The pouch loses once the kit includes more than the items you touch every few minutes. Water, a jacket, extra batteries, and a finds container all fit more naturally in a backpack. That is the backpack’s real strength, it absorbs overflow before it spills into your clothing pockets or car seats.

The downside is simple. The more the backpack handles, the less essential every extra pocket becomes for the actual hunt. If you carry light, the extra capacity sits there unused.

Which One Fits Which Situation

This is the easiest way to pressure-test the choice before buying.

The clean rule is this, choose the pouch when the hunt is the main event, choose the backpack when the gear load is the main event. That distinction keeps you from paying for storage you do not use.

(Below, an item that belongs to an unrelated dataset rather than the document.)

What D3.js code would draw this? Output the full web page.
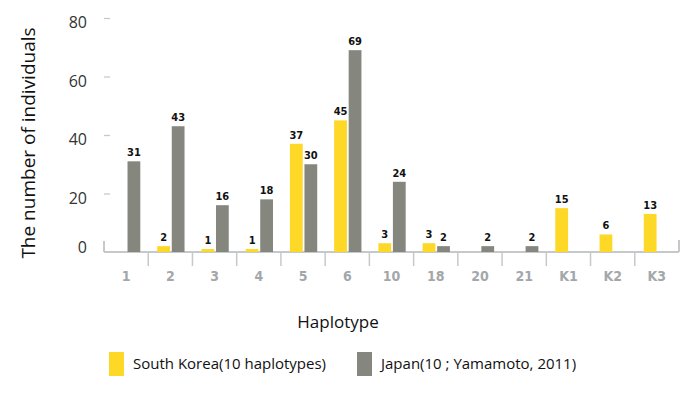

The Fit Checks That Matter for This Matchup

This matchup needs one more check before the buy button. The shape of your current kit decides whether the pouch feels efficient or cramped, and whether the backpack feels useful or bulky.

Belt real estate

If your belt already carries a pinpointer holster, a finds pouch, or a digger sheath, the digging tool pouch has to compete for space. That is a real constraint, because a crowded belt creates more fiddling, not less. The backpack wins when the waist is already spoken for.

Access rhythm

If you dig often and want to keep the detector in hand, the pouch keeps the rhythm intact. If you do not mind stopping to reach into a bag, the backpack is fine. The difference shows up in how often you break stride, not in how the bag looks hanging on a hook.

Weather and terrain

Wet grass, mud, beach sand, and brush all punish extra fabric and extra zippers. The pouch keeps cleanup simpler and the load lighter. The backpack only beats that downside when the walk itself matters more than the cleanup.

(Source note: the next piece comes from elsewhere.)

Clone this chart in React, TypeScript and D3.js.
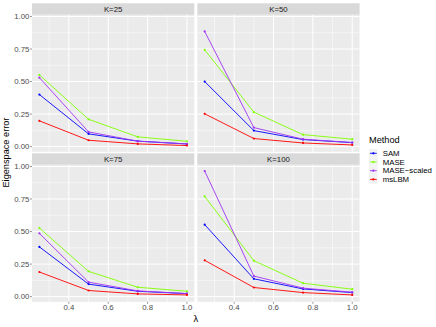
import React from 'react';
import * as d3 from 'd3';

// values
const lambdas = [0.25, 0.5, 0.75, 1.0];
const panelK = [25, 50, 75, 100];
const methods = ['SAM', 'MASE', 'MASE\u2212scaled', 'msLBM'];
const methodColors = ['#0000FF', '#80FF00', '#A033F2', '#FF0000'];

// one row per K panel, one value per lambda
const samErr = [[0.40, 0.098, 0.042, 0.020], [0.50, 0.123, 0.054, 0.031], [0.382, 0.096, 0.041, 0.023], [0.553, 0.137, 0.059, 0.031]];
const maseErr = [[0.551, 0.21, 0.075, 0.041], [0.744, 0.265, 0.092, 0.057], [0.527, 0.194, 0.072, 0.041], [0.77, 0.276, 0.103, 0.057]];
const maseScaledErr = [[0.53, 0.113, 0.042, 0.021], [0.885, 0.146, 0.057, 0.031], [0.486, 0.111, 0.044, 0.023], [0.965, 0.158, 0.065, 0.034]];
const mslbmErr = [[0.198, 0.049, 0.021, 0.008], [0.252, 0.062, 0.028, 0.013], [0.189, 0.047, 0.021, 0.013], [0.279, 0.07, 0.031, 0.013]];

const xTicks = [0.4, 0.6, 0.8, 1.0];
const xMinor = [0.3, 0.5, 0.7, 0.9];
const yTicks = [0, 0.25, 0.5, 0.75, 1.0];
const yMinor = [0.125, 0.375, 0.625, 0.875];

const W = 436, H = 327;
const panelLefts = [32, 197.3];
const stripTops = [3.3, 153.3];
const panelW = 162.3;
const stripH = 11.5;
const panelH = 137;
const font = 'Liberation Sans, Arial, Helvetica, sans-serif';
const small = 7.8;
const big = 9.2;

const App = () => {
  const series = [samErr, maseErr, maseScaledErr, mslbmErr];
  const all = series.flat(2);
  const yMin = d3.min(all)!, yMax = d3.max(all)!;
  const yPad = (yMax - yMin) * 0.05;
  const xPad = (1.0 - 0.25) * 0.05;

  const x = d3.scaleLinear().domain([0.25 - xPad, 1.0 + xPad]).range([0, panelW]);
  const y = d3.scaleLinear().domain([yMin - yPad, yMax + yPad]).range([panelH, 0]);
  const line = d3.line<number>().x((_, i) => x(lambdas[i])).y(d => y(d));

  const fmt = d3.format('.2f');

  return (
    <svg width={W} height={H} style={{ position: 'absolute', left: 0, top: 0 }} fontFamily={font}>
      <rect width={W} height={H} fill="#fff" />
      {panelK.map((k, p) => {
        const col = p % 2, row = Math.floor(p / 2);
        const left = panelLefts[col];
        const sTop = stripTops[row];
        const top = sTop + stripH;
        return (
          <g key={k}>
            <rect x={left} y={sTop} width={panelW} height={stripH} fill="#D9D9D9" />
            <text x={left + panelW / 2} y={sTop + stripH / 2} dy="0.35em" textAnchor="middle" fontSize={small} fill="#1A1A1A">K={k}</text>
            <g transform={`translate(${left},${top})`}>
              <rect width={panelW} height={panelH} fill="#EBEBEB" />
              {yMinor.map(v => <line key={'ym' + v} x1={0} x2={panelW} y1={y(v)} y2={y(v)} stroke="#fff" strokeWidth={0.5} />)}
              {xMinor.map(v => <line key={'xm' + v} y1={0} y2={panelH} x1={x(v)} x2={x(v)} stroke="#fff" strokeWidth={0.5} />)}
              {yTicks.map(v => <line key={'y' + v} x1={0} x2={panelW} y1={y(v)} y2={y(v)} stroke="#fff" strokeWidth={1} />)}
              {xTicks.map(v => <line key={'x' + v} y1={0} y2={panelH} x1={x(v)} x2={x(v)} stroke="#fff" strokeWidth={1} />)}
              {series.map((s, m) => (
                <g key={m}>
                  <path d={line(s[p])!} fill="none" stroke={methodColors[m]} strokeWidth={0.9} />
                  {s[p].map((v, i) => <circle key={i} cx={x(lambdas[i])} cy={y(v)} r={1.1} fill={methodColors[m]} />)}
                </g>
              ))}
              {col === 0 && yTicks.map(v => (
                <g key={'yt' + v}>
                  <line x1={-2} x2={0} y1={y(v)} y2={y(v)} stroke="#333" strokeWidth={0.5} />
                  <text x={-2.7} y={y(v)} dy="0.35em" textAnchor="end" fontSize={small} fill="#4D4D4D">{fmt(v)}</text>
                </g>
              ))}
              {row === 1 && xTicks.map(v => (
                <g key={'xt' + v}>
                  <line y1={panelH} y2={panelH + 2} x1={x(v)} x2={x(v)} stroke="#333" strokeWidth={0.5} />
                  <text x={x(v)} y={panelH + 3} dy="0.71em" textAnchor="middle" fontSize={small} fill="#4D4D4D">{d3.format('.1f')(v)}</text>
                </g>
              ))}
            </g>
          </g>
        );
      })}
      <text transform={`translate(9.3,${(stripTops[0] + stripTops[1] + stripH + panelH) / 2}) rotate(-90)`} textAnchor="middle" fontSize={big} fill="#000">Eigenspace error</text>
      <text x={(panelLefts[0] + panelLefts[1] + panelW) / 2} y={322} textAnchor="middle" fontSize={big} fill="#000">λ</text>
      <g transform="translate(369,0)">
        <text x={0} y={140} dy="0.35em" fontSize={big} fill="#000">Method</text>
        {methods.map((m, i) => {
          const cy = 153.3 + i * 8.7;
          return (
            <g key={m}>
              <rect x={0} y={cy - 4.35} width={8.7} height={8.7} fill="#F2F2F2" />
              <line x1={1} x2={7.7} y1={cy} y2={cy} stroke={methodColors[i]} strokeWidth={0.9} />
              <circle cx={4.35} cy={cy} r={1.1} fill={methodColors[i]} />
              <text x={13.7} y={cy} dy="0.35em" fontSize={small} fill="#000">{m}</text>
            </g>
          );
        })}
      </g>
    </svg>
  );
};

export default App;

Maintenance and Upkeep Considerations

Winner for upkeep: the digging tool pouch. It has less fabric, fewer compartments, and fewer corners for dirt to hide in.

Pouch cleanup

A pouch is fast to shake out and wipe down. That matters after muddy recoveries or sandy hunts, because cleanup stays close to zero. The trade-off is organization, since a pouch that never gets emptied turns into a clutter trap.

Backpack cleanup

A backpack takes more attention. Straps, seams, zipper tracks, and pocket corners collect dust, damp debris, and fine grit. The upside is storage, but the upkeep cost shows up after nearly every outing once the bag starts carrying wet gloves, a shell, or a dirty finds container.

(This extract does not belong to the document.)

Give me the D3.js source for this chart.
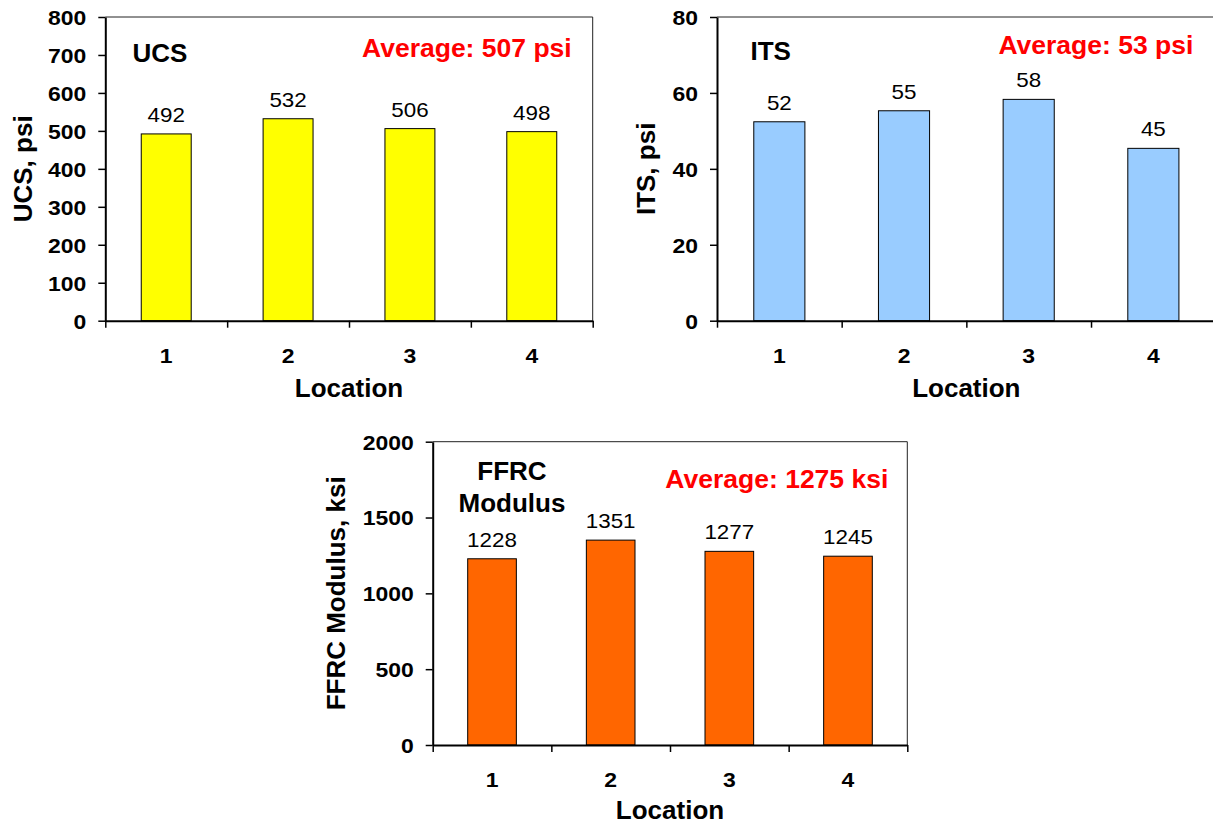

This is the hidden ownership difference. The pouch asks for less care because it does less. The backpack asks for more care because it carries more.

Published Details Worth Checking

This is the section that saves buyers from a mismatch. Some listings read like detector-friendly bags but behave like generic daypacks once they arrive.

Mounting and stability

Check how the pouch attaches and whether it stays stable when loaded. A shifting pouch turns every target recovery into a small nuisance. The better pouch is the one that disappears once it is on.

Pocket logic

Check whether the backpack has a useful layout for clean gear, dirty gear, and small essentials. If it only offers one large cavity, the extra volume does not buy much. A detector backpack needs a working layout, not just more fabric.

Carry points and access

Check whether the backpack has enough external carry points for the items you want close at hand. If every tool has to live inside the main compartment, the pack acts more like storage than field gear. That is fine for some buyers and clumsy for others.

The useful question is not whether the product is labeled for detecting. The useful question is whether its carry shape matches how you actually move.

Who Should Skip This

Some buyers are better served by the other option right away.

Skip the digging tool pouch if…

You carry water, a jacket, gloves, snacks, and a larger finds container on every hunt. In that setup, the pouch becomes too small too fast, and the detector backpack makes more sense.

Skip the detector backpack if…

You want the fastest possible access to a digger and pinpointer, or you hate any carry system that sits on your shoulders. In that case, the digging tool pouch fits the job better and keeps the workflow tighter.

This is the blunt filter. If the item needs to stay in your hand more than on your back, skip the backpack. If the item needs to carry more than your hand tools, skip the pouch.

Value by Use Case

Value here means how much of the carry system you actually use on a typical hunt. A bigger bag does not win value if half of it stays empty.

The backpack earns its value only when the extra volume is full often enough to matter. If it stays half empty, the pouch gives you more utility with less bulk.

The Practical Choice

Buy the digging tool pouch if your hunts are short, your carry list is light, and you want the cleanest path to your tools. Buy the detector backpack only if you regularly bring water, outerwear, gloves, and a larger gear load that does not belong on the belt.

For the most common buyer, the digging tool pouch fits better. It solves the access problem without adding a second carry system, and that keeps the hunt simpler from start to finish.

Frequently Asked Questions

Is a digging tool pouch enough for most hunts?

Yes. It covers the core tools for short and medium sessions, and it keeps the hunt moving without extra carry friction.

When does a detector backpack make more sense?

It makes more sense on long walks, all-day outings, and any hunt that includes water, a jacket, or backup gear that does not fit well on the belt.

Does a backpack slow access to tools?

Yes. You have to reach farther and break stride more often, which slows the rhythm compared with a pouch at the hip.

Is the pouch better for beach detecting?

Yes. Sand and salt cleanup stay simpler, and the lighter carry keeps the setup easier to manage on the move.

Can I use both together?

Yes. The pouch handles the tools you reach for constantly, and the backpack handles water, layers, and overflow items. That pairing works well when you want access without crowding the belt.

Which one works better for beginners?

The digging tool pouch works better for beginners who want a simple setup. It reduces the number of things to manage and keeps the essential tools close at hand.